Esa canción, más que un tema perdido, es un manifiesto. Una declaración silenciosa sobre el valor de lo oculto, lo marginal, lo que no encabeza las listas pero queda en la memoria de quienes de verdad escuchan. Y tal vez ese sea el lugar justo para recordar a Ace Frehley: entre los pliegues del ruido, donde habitan los músicos que no necesitan demostrar nada porque ya lo dijeron todo. In Your Face es Ace en su esencia: desafiante, irónico, entrañable, brillante, imperfecto. Una pieza pequeña que, al volverla a escuchar hoy, adquiere un significado casi profético. No porque hable de la muerte, sino porque habla de presencia, de energía, de resistencia. "Aquí estoy, en tu cara", parece decirnos todavía, con esa sonrisa escondida detrás de la pintura plateada.
El rock siempre ha tenido sus héroes visibles y sus héroes secretos. Ace Frehley pertenece a los segundos. No fue el más técnico ni el más disciplinado, pero sí uno de los más humanos. Su guitarra no buscaba deslumbrar, sino emocionar. Su humor no era pose, sino una manera de recordarnos que el rock también debe, obligatoriamente, ser diversión. Su legado, al final, no está solo en los discos o en las giras multitudinarias, sino en esa sensación que todos tuvimos alguna vez: ver a un tipo con una guitarra que echa humo y pensar "quiero hacer eso el resto de mi vida".

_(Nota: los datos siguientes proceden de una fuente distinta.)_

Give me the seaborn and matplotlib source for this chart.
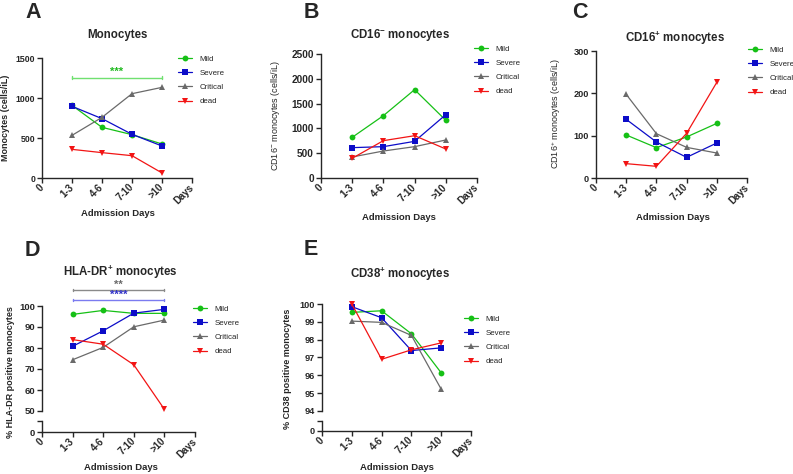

Hoy, mientras el planeta entero despide al Spaceman, escucho In Your Face como quien abre una carta vieja. Una canción que el tiempo casi sepulta, pero que ahora brilla como epitafio perfecto. Porque en la historia de Kiss, y del rock en general, Ace Frehley fue eso: una chispa fugaz, un relámpago galáctico que se apaga riendo, sabiendo que, aunque el cuerpo se haya ido, su eco seguirá resonando. En nuestra cara. En nuestras guitarras. En el ruido que no muere.